Don't let the terrorists win.
That's the problem with building the game they've been doing it these years. Start with the more basic competitive game, and allow folks to add all kinds of vehicles and things in Forge. That, to me, seems to be the answer to stop the backslide.
Competitive Halo was declining in Halo3. Reach may have killed it, but it was already dying.
truth
I have enjoyed the community maps, I think hardcore settings on them would make for some fun games
Raider, I believe that triangle refers to Melee, Guns, and Grenades.
With dual wielding guns, melee and grenades suffer, mainly because if I recall right you had to drop one of your two guns to do that stuff. Also controller setup could be a pain to do those when dual wielding.
As for the competitive versus casual player, I'm not sure what the difference is to be honest. If one says competitive players play to win, does that mean casual players play to lose? I think proper matching of players is the best - get people who are close in supposed skill to be matched together. In any event, I feel that way because its the matches that are close down to the wire that I find the most fun and interesting. I enjoy a match like that far more than winning by a landslide, and more than being crushed. Even if I lose a match, if it was close and down to the last effort, that is still very exciting to me.
Anyways, as far as fitting in, I think the best way to fit into Halo is someone who can play it and has fun doing so. That's it :)
What Wam said, but without the stats, because stats piss me off.
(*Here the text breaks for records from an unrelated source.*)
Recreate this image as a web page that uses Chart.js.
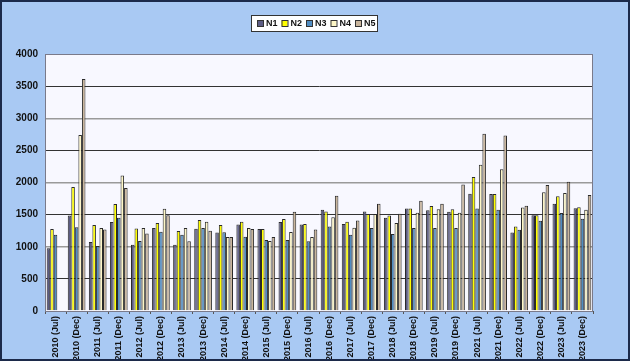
<!DOCTYPE html>
<html>
<head>
<meta charset="utf-8">
<script src="https://cdn.jsdelivr.net/npm/chart.js@4"></script>
<style>
  html, body { margin: 0; padding: 0; background: #a9c9f3; }
  #wrap { width: 630px; height: 361px; }
</style>
</head>
<body>
<div id="wrap"><canvas id="canvas1" width="630" height="361"></canvas></div>
<script>
// categories (no 2020 in the source)
const labelPeriods = ['2010 (Jul)', '2010 (Dec)', '2011 (Jul)', '2011 (Dec)', '2012 (Jul)', '2012 (Dec)',
    '2013 (Jul)', '2013 (Dec)', '2014 (Jul)', '2014 (Dec)', '2015 (Jul)', '2015 (Dec)',
    '2016 (Jul)', '2016 (Dec)', '2017 (Jul)', '2017 (Dec)', '2018 (Jul)', '2018 (Dec)',
    '2019 (Jul)', '2019 (Dec)', '2021 (Jul)', '2021 (Dec)', '2022 (Jul)', '2022 (Dec)',
    '2023 (Jul)', '2023 (Dec)'];

const seriesNames = ['N1', 'N2', 'N3', 'N4', 'N5'];

const dataN1 = [975, 1485, 1075, 1385, 1030, 1290, 1030, 1280, 1220, 1345, 1275, 1385, 1345,
    1575, 1355, 1550, 1450, 1595, 1570, 1545, 1825, 1820, 1220, 1490, 1670, 1600];
const dataN2 = [1275, 1930, 1340, 1665, 1285, 1370, 1245, 1415, 1340, 1390, 1275, 1430, 1355,
    1550, 1390, 1510, 1485, 1595, 1635, 1585, 2085, 1820, 1315, 1490, 1785, 1615];
const dataN3 = [1185, 1305, 1010, 1450, 1090, 1235, 1185, 1290, 1225, 1155, 1105, 1105, 1085,
    1315, 1185, 1290, 1200, 1290, 1290, 1290, 1595, 1575, 1265, 1405, 1525, 1435];
const dataN4 = [null, 2740, 1290, 2110, 1290, 1590, 1290, 1390, 1150, 1290, 1090, 1230, 1150,
    1460, 1295, 1510, 1370, 1530, 1585, 1530, 2275, 2205, 1610, 1850, 1835, 1575];
const dataN5 = [null, 3610, 1270, 1915, 1205, 1490, 1085, 1250, 1150, 1275, 1150, 1545, 1270,
    1795, 1410, 1670, 1515, 1715, 1670, 1970, 2760, 2730, 1640, 1960, 2010, 1805];

const yTicks = [0, 500, 1000, 1500, 2000, 2500, 3000, 3500, 4000];

const fillColors = ['#5c5c84', '#ffff00', '#4f8cc2', '#fdf6c6', '#c9b59c'];

const seriesData = [dataN1, dataN2, dataN3, dataN4, dataN5];

let datasets = [];
for (let i = 0; i < seriesNames.length; i++) {
    datasets.push({
        label: seriesNames[i],
        data: seriesData[i],
        backgroundColor: fillColors[i],
        borderColor: '#2a2a2a',
        borderWidth: 1,
        barPercentage: 1.0,
        categoryPercentage: 0.84
    });
}

// background, plot area and outer frame, plus the boxed legend on top
const framePlugin = {
    id: 'frame',
    beforeDraw(chart) {
        const c = chart.ctx;
        const a = chart.chartArea;
        c.save();
        c.fillStyle = '#a9c9f3';
        c.fillRect(0, 0, chart.width, chart.height);
        c.fillStyle = '#f8f8ff';
        c.fillRect(a.left, a.top, a.right - a.left, a.bottom - a.top);
        c.restore();
    },
    afterDraw(chart) {
        const c = chart.ctx;
        const a = chart.chartArea;
        c.save();
        c.strokeStyle = '#7a7a8a';
        c.lineWidth = 1;
        c.strokeRect(a.left + 0.5, a.top + 0.5, a.right - a.left - 1, a.bottom - a.top);
        c.strokeStyle = '#1c2a4a';
        c.lineWidth = 2;
        c.strokeRect(1, 1, chart.width - 2, chart.height - 2);

        // legend box
        const lx = 251, ly = 15, lw = 126, lh = 16;
        c.fillStyle = '#ffffff';
        c.fillRect(lx, ly, lw, lh);
        c.strokeStyle = '#333333';
        c.lineWidth = 1;
        c.strokeRect(lx + 0.5, ly + 0.5, lw, lh);
        c.font = 'bold 9px "Liberation Sans", Arial, sans-serif';
        c.textBaseline = 'middle';
        let x = lx + 6;
        chart.data.datasets.forEach(function (ds) {
            c.fillStyle = ds.backgroundColor;
            c.fillRect(x, ly + 5, 6, 6);
            c.strokeStyle = '#333';
            c.strokeRect(x + 0.5, ly + 5.5, 6, 6);
            c.fillStyle = '#111';
            c.fillText(ds.label, x + 9, ly + 9);
            x += 24.5;
        });
        c.restore();
    }
};

const ctx = document.getElementById('canvas1');
const chartMain = new Chart(ctx, {
    type: 'bar',
    data: {
        labels: labelPeriods,
        datasets: datasets
    },
    plugins: [framePlugin],
    options: {
        responsive: false,
        animation: false,
        layout: { padding: { top: 54, right: 37, left: 0, bottom: 0 } },
        plugins: {
            legend: { display: false },
            tooltip: { enabled: false }
        },
        scales: {
            x: {
                afterFit: function (scale) { scale.height = 50; },
                grid: {
                    drawOnChartArea: false,
                    offset: true,
                    tickLength: 3,
                    color: '#555'
                },
                border: { color: '#555' },
                ticks: {
                    autoSkip: false,
                    minRotation: 90,
                    maxRotation: 90,
                    padding: 2,
                    color: '#111',
                    font: { family: '"Liberation Sans", Arial, sans-serif', size: 9, weight: 'bold' }
                }
            },
            y: {
                min: 0,
                max: 4000,
                afterFit: function (scale) { scale.width = 45; },
                afterBuildTicks: function (scale) {
                    scale.ticks = yTicks.map(v => ({ value: v }));
                },
                grid: {
                    tickLength: 0,
                    color: function (c) {
                        if (c.tick.value === 0 || c.tick.value === 4000) return 'rgba(0,0,0,0)';
                        return c.tick.value % 1000 === 0 ? '#9a9a9a' : '#333333';
                    },
                    lineWidth: function (c) {
                        return c.tick.value % 1000 === 0 ? 1.5 : 1;
                    }
                },
                border: { color: '#555' },
                ticks: {
                    padding: 7,
                    color: '#111',
                    callback: function (v) { return String(v); },
                    font: { family: '"Liberation Sans", Arial, sans-serif', size: 10, weight: 'bold' }
                }
            }
        }
    }
});
</script>
</body>
</html>
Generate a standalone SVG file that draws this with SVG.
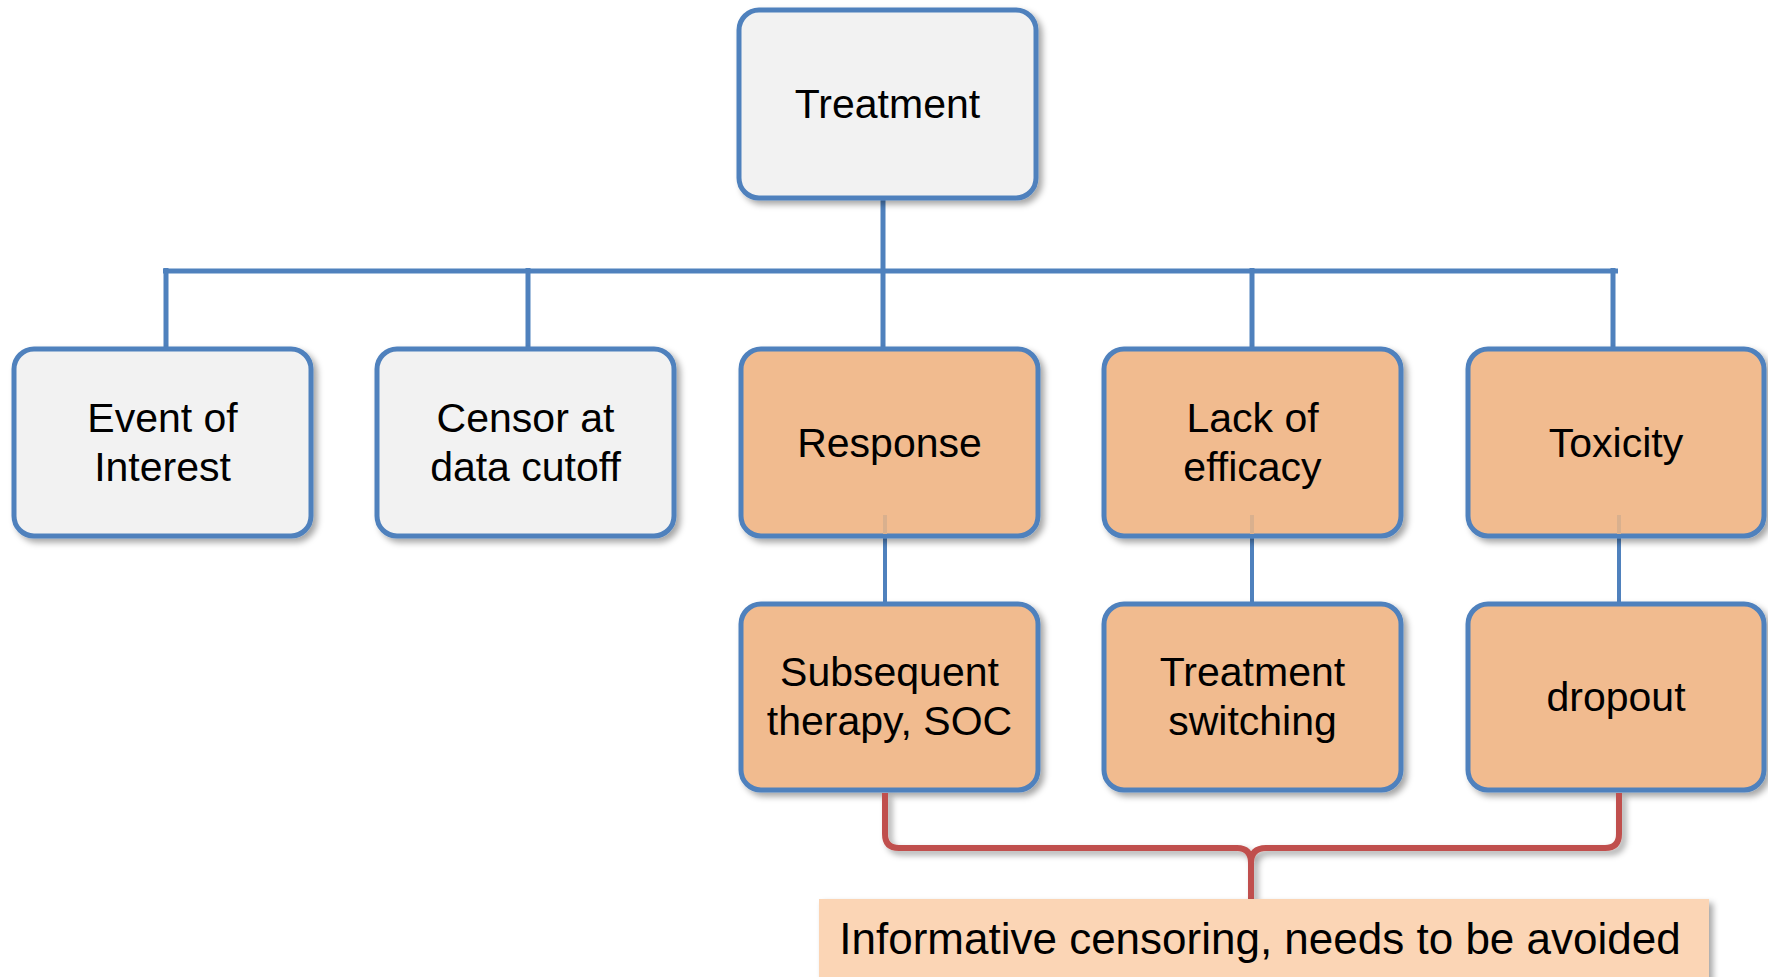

Im in that category...or a category Dixon made for me: competitive player who sucks at the game lol
The reference you are thinking of I believe was in the Et tu brute vidoc for H3 (or one around that time).
The real issue lies in the fact that though the people who are buying the games are more casual, they are abandoning the people who made the Halo franchise a household name. The people who have been die hard fans since CE and such are being left in the cold. I know that changes need to be made, BUT adding all the BS that they have added has ruined the competitive aspect of the game. Get rid of ordinance all together and bring back timed weapon drops/power weapons.
The gameplay mechanic has changed, and the sandbox is far too large. Change is good, but change for the sake of wanting to change is never a good thing. Why fix something that isn't broken?
Having to fight for camo/OS/sniper/Rockets was one of the things that kept me hooked on this game over CoD. CoD is enjoyable, but now there really isn't that much difference between the two.
I seriously am awaiting the TU with an open mind. If they listen to the comp community and fix some of the BS, then I may buy another title. If it's utter garbage, I will play H4 to the end of it's cycle since I already paid for what I am sure will be more BTB maps and then be done with the franchise.
I'm not hopping of the bandwagon, I just refuse to support a developer that has dropped the ball this many times on something they were promising would be what I think we all expected to be a stellar title.
Sure, the campaign was pretty good; but so are MANY campaigns with shitty MP.